В комедии перед прилавком Щепетильника, устроенным в вольном маскараде, проходят щеголихи, волокиты, взяточники, льстецы, пороки которых обличает резонер-купец в назидание зрителям.
Резкие и правдивые речи Щепетильника бичуют порочных представителей дворянского общества. Третьесословный положительный герой, таким образом, впервые появляется на русской сцене в комедии Лукина.
По сравнению с оригиналом в комедии ‘Щепетильник’ прибавлено несколько действующих лиц. В числе их находятся двое крестьян, работников Щепетильника, эти работники — первые крестьяне, заговорившие в нашей комедии простонародным языком, и языком точным. Лукин, прибегая к фонетической транскрипции, передает говор галичских крестьян, с характерными переходами ‘ц’ в ‘ч’, ‘и’ в ‘е’ и т. д. Он вообще стремится индивидуализировать речь персонажей. Так, в примечании он доказывает, что ‘все иностранные слова говорят такие образцы, которым они свойственны, а Щепетильник, Чистосердов и племянник говорят всегда по-русски, разве изредка повторяют слово которого-нибудь пустозвяка’. Зато речь петиметра Лукин передает смешанным русско-французским арго, высмеивая коверканье родного языка и предупреждая в этом направлении нападки последующих сатириков. ‘Атташируйся к нам, — говорит щеголь Верхоглядов, — так и сам савант-ом будешь. Маленькое похабство, авек эспри выговоренное, анимирует компанию, это марк де бон сан, трез естиме в дамских серкелях, при игре карточной, а лучше всего на балах… Во мне эксепте селя много есть меритов’ и т. д.

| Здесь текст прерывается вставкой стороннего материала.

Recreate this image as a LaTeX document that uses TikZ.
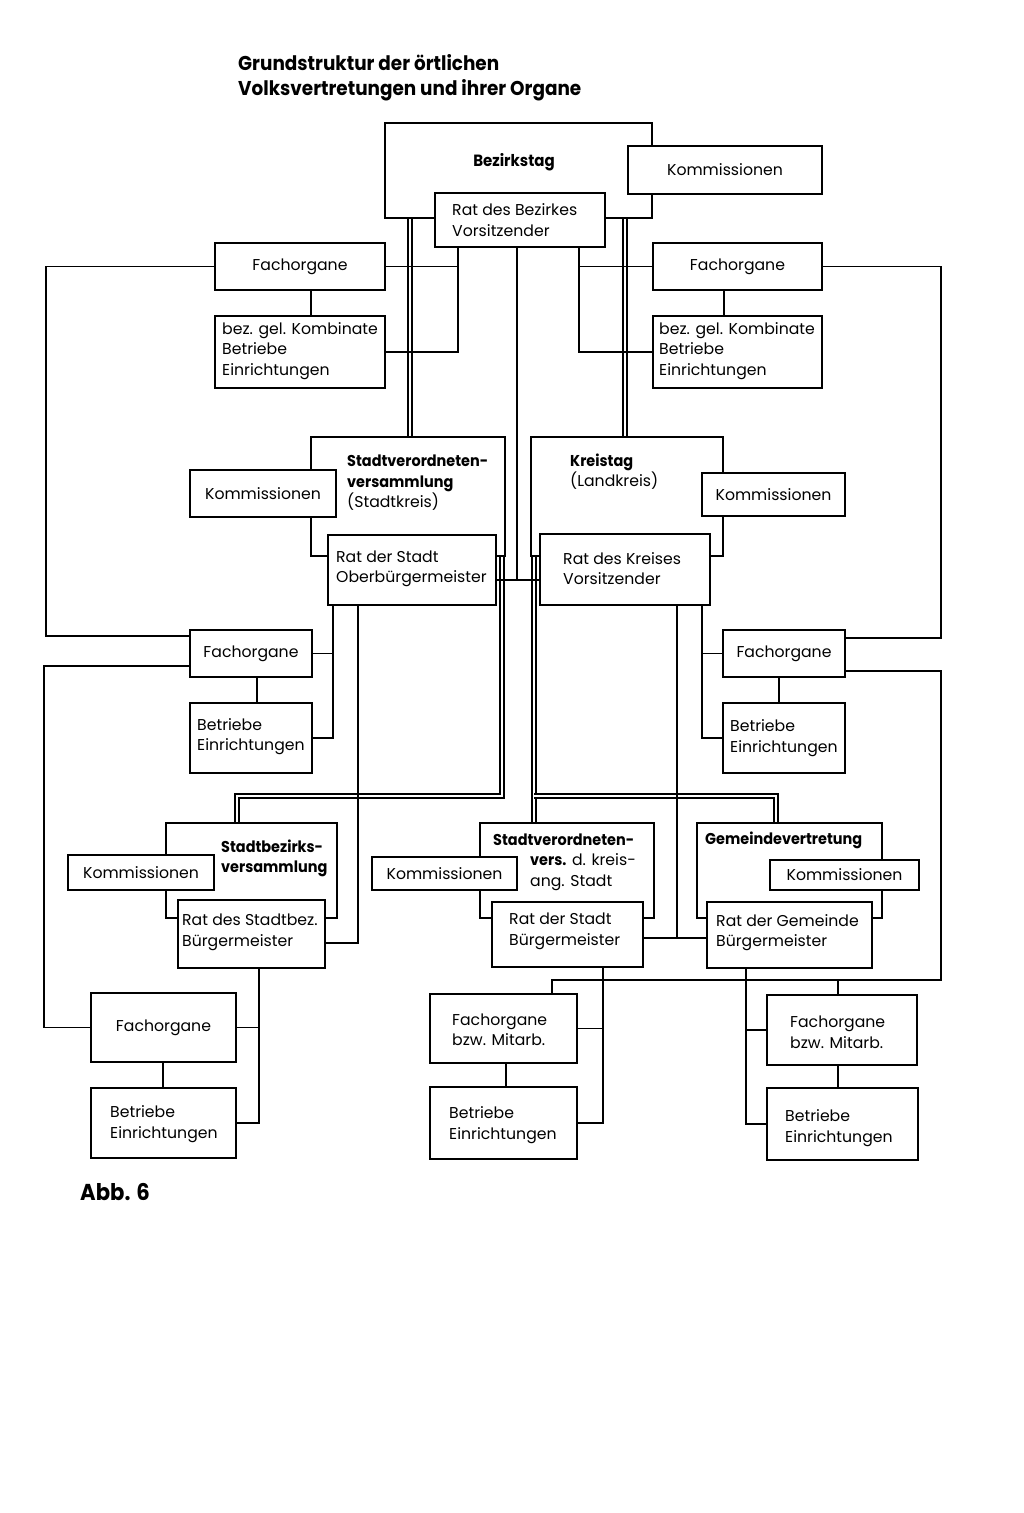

Если драматургический талант Лукина был невелик и пьесы его с художественной стороны не представляют сейчас особого интереса, то взгляды Лукина на задачи русского театра, на дело создания национального репертуара, проделанные им в этом направлении опыты — заслуживают внимательной и благодарной оценки. Дальнейшее развитие эти опыты получают в русской комической опере, а позднее — в литературной деятельности П. А. Плавильщикова, обратившегося в своих бытовых комедиях ‘Сиделец’ и ‘Бобыль’ к сюжетам из купеческой и крестьянской жизни.